Open `http://localhost:3000`, click **Create Index**, then search.

---

## Configuration

All options are set via environment variables (or `.env` at the project root):

| Variable | Default | Description |
| ----------------------- | -------------------- | ------------------------------------------------------------------------------------ |
| `SEARCH_DIRS` | _(required)_ | Comma-separated list of directories to index |
| `DB_PATH` | `./db/nanosearch.db` | Path to the SQLite database file |
| `OCR_BACKEND` | `js` | `js` (Tesseract.js) or `cli` (Tesseract CLI) |
| `PORT` | `3000` | Backend port |
| `LOG_LEVEL` | `info` | Pino log level |
| `RESCAN_INTERVAL_HOURS` | `0` | Automatically re-scan and re-index new/changed files every X hours. `0` disables it. |
| `EXTENSIONS` | _(see .env.example)_ | Complete list of extensions to index.

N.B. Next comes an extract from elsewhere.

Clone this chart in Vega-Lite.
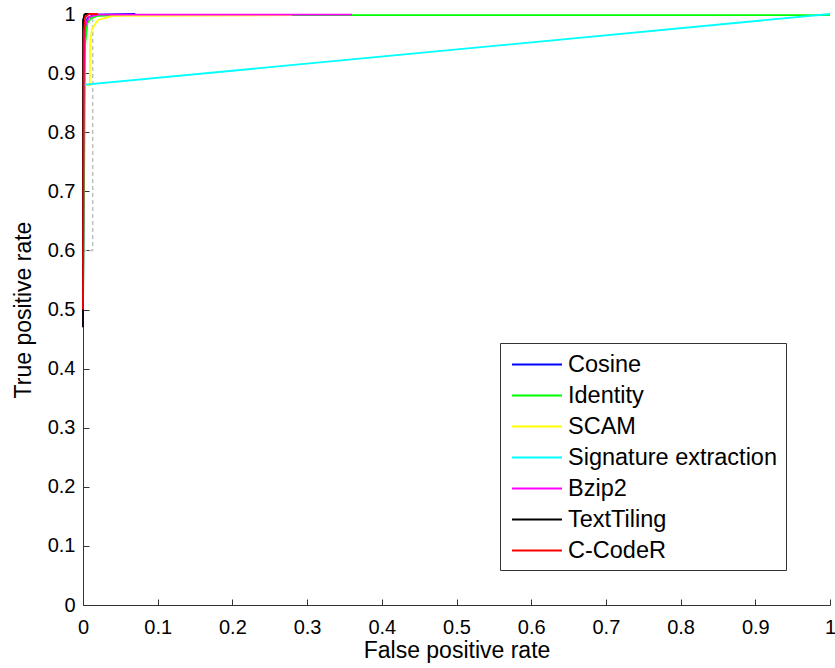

Nothing is indexed unless listed here. |

---

## OCR Backends

| Backend | How | When to use |
| ------- | ---------------------------------------- | ------------------------ |
| `js` | Tesseract.js (pure Node, no system deps) | Local development |
| `cli` | System `tesseract` binary | Docker (default), faster |

Both backends recognise German and English simultaneously (`deu+eng`).